GIVEN INFORMATION

● ● ● ● ● ● ●

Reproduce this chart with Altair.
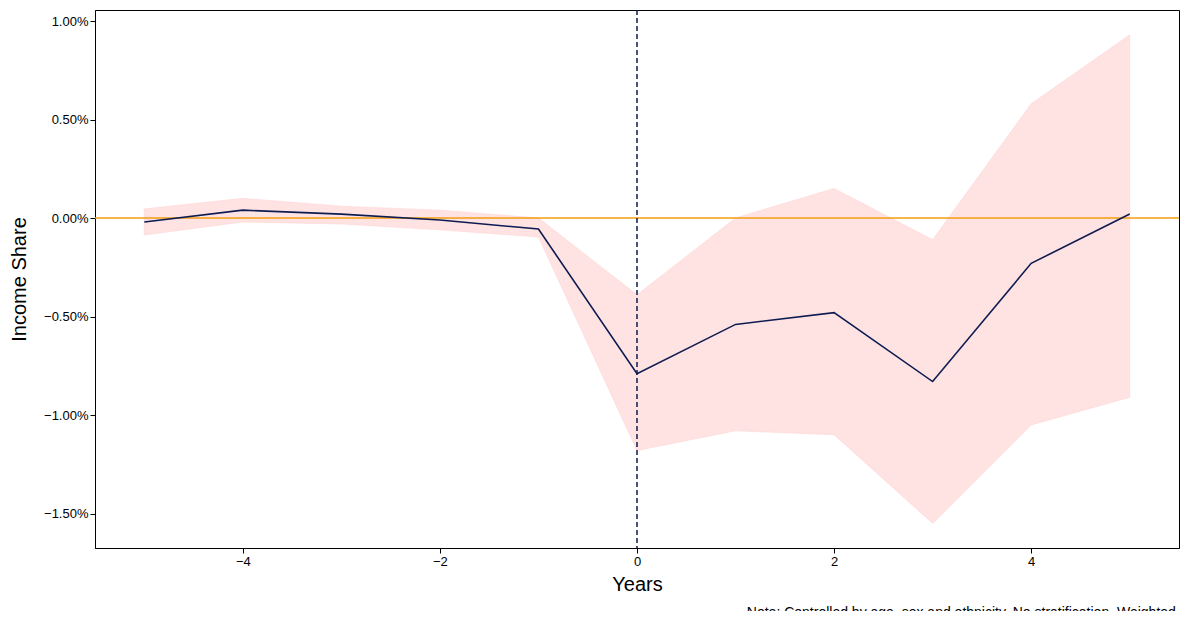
import pandas as pd
import altair as alt

years = [-5, -4, -3, -2, -1, 0, 1, 2, 3, 4, 5]
estimate = [-0.0002, 0.0004, 0.0002, -0.0001, -0.00056, -0.0079, -0.0054, -0.0048, -0.0083, -0.0023, 0.0002]
upper = [0.00046, 0.0010, 0.0006, 0.0004, 0.0000, -0.0039, 0.0000, 0.0015, -0.0011, 0.0058, 0.0093]
lower = [-0.00086, -0.0002, -0.0003, -0.0006, -0.00096, -0.0118, -0.0108, -0.0110, -0.0155, -0.0105, -0.0091]

data = pd.DataFrame({"year": years, "est": estimate, "hi": upper, "lo": lower})

font = "Liberation Sans"
xs = alt.Scale(domain=[-5.5, 5.5], nice=False, zero=False)
ys = alt.Scale(domain=[-0.01675, 0.01056], nice=False, zero=False)

base = alt.Chart(data)

band = base.mark_area(color="#ffcccc", opacity=0.55, stroke="#ffaaaa", strokeOpacity=0.5, strokeWidth=1).encode(
    x=alt.X("year:Q", scale=xs, title="Years",
            axis=alt.Axis(values=[-4, -2, 0, 2, 4], format="d", grid=False, tickColor="black",
                          domainColor="black", labelFontSize=13, titleFontSize=20, titleFont=font,
                          labelFont=font, titleFontWeight="normal", titleColor="black",
                          labelColor="black", titlePadding=6)),
    y=alt.Y("lo:Q", scale=ys, title="Income Share",
            axis=alt.Axis(format=".2%", values=[-0.015, -0.01, -0.005, 0, 0.005, 0.01], grid=False,
                          tickColor="black", domainColor="black", labelFontSize=13, titleFontSize=20,
                          titleFont=font, labelFont=font, titleFontWeight="normal",
                          titleColor="black", labelColor="black", titlePadding=14)),
    y2="hi:Q",
)

line = base.mark_line(color="#0c1c52", strokeWidth=1.6).encode(x="year:Q", y="est:Q")

zero_h = alt.Chart(pd.DataFrame({"v": [0]})).mark_rule(color="#f39c12", strokeWidth=1.5).encode(y="v:Q")
zero_v = alt.Chart(pd.DataFrame({"v": [0]})).mark_rule(color="#0c1c52", strokeDash=[5, 3], strokeWidth=1.5).encode(x="v:Q")

chart = alt.layer(band, zero_h, zero_v, line).properties(
    width=1084, height=538,
    autosize=alt.AutoSizeParams(type="none"),
    padding={"left": 87, "top": 2, "right": 1, "bottom": 63},
    title=alt.TitleParams("Note: Controlled by age, sex and ethnicity. No stratification. Weighted.",
                          orient="bottom", anchor="end", fontSize=14, font=font, fontWeight="normal",
                          color="black", offset=12),
).configure_view(stroke="black", strokeWidth=1)

chart.save("out.html", embed_options={"renderer": "svg", "actions": False})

● ● ● ● ● ● ●

DIRECTIONS FOR THIS TASK
Omit the pictures, then quote the rest of the material above exactly.

TASK SOLUTION
Reproduce this chart with Altair.
import pandas as pd
import altair as alt

years = [-5, -4, -3, -2, -1, 0, 1, 2, 3, 4, 5]
estimate = [-0.0002, 0.0004, 0.0002, -0.0001, -0.00056, -0.0079, -0.0054, -0.0048, -0.0083, -0.0023, 0.0002]
upper = [0.00046, 0.0010, 0.0006, 0.0004, 0.0000, -0.0039, 0.0000, 0.0015, -0.0011, 0.0058, 0.0093]
lower = [-0.00086, -0.0002, -0.0003, -0.0006, -0.00096, -0.0118, -0.0108, -0.0110, -0.0155, -0.0105, -0.0091]

data = pd.DataFrame({"year": years, "est": estimate, "hi": upper, "lo": lower})

font = "Liberation Sans"
xs = alt.Scale(domain=[-5.5, 5.5], nice=False, zero=False)
ys = alt.Scale(domain=[-0.01675, 0.01056], nice=False, zero=False)

base = alt.Chart(data)

band = base.mark_area(color="#ffcccc", opacity=0.55, stroke="#ffaaaa", strokeOpacity=0.5, strokeWidth=1).encode(
    x=alt.X("year:Q", scale=xs, title="Years",
            axis=alt.Axis(values=[-4, -2, 0, 2, 4], format="d", grid=False, tickColor="black",
                          domainColor="black", labelFontSize=13, titleFontSize=20, titleFont=font,
                          labelFont=font, titleFontWeight="normal", titleColor="black",
                          labelColor="black", titlePadding=6)),
    y=alt.Y("lo:Q", scale=ys, title="Income Share",
            axis=alt.Axis(format=".2%", values=[-0.015, -0.01, -0.005, 0, 0.005, 0.01], grid=False,
                          tickColor="black", domainColor="black", labelFontSize=13, titleFontSize=20,
                          titleFont=font, labelFont=font, titleFontWeight="normal",
                          titleColor="black", labelColor="black", titlePadding=14)),
    y2="hi:Q",
)

line = base.mark_line(color="#0c1c52", strokeWidth=1.6).encode(x="year:Q", y="est:Q")

zero_h = alt.Chart(pd.DataFrame({"v": [0]})).mark_rule(color="#f39c12", strokeWidth=1.5).encode(y="v:Q")
zero_v = alt.Chart(pd.DataFrame({"v": [0]})).mark_rule(color="#0c1c52", strokeDash=[5, 3], strokeWidth=1.5).encode(x="v:Q")

chart = alt.layer(band, zero_h, zero_v, line).properties(
    width=1084, height=538,
    autosize=alt.AutoSizeParams(type="none"),
    padding={"left": 87, "top": 2, "right": 1, "bottom": 63},
    title=alt.TitleParams("Note: Controlled by age, sex and ethnicity. No stratification. Weighted.",
                          orient="bottom", anchor="end", fontSize=14, font=font, fontWeight="normal",
                          color="black", offset=12),
).configure_view(stroke="black", strokeWidth=1)

chart.save("out.html", embed_options={"renderer": "svg", "actions": False})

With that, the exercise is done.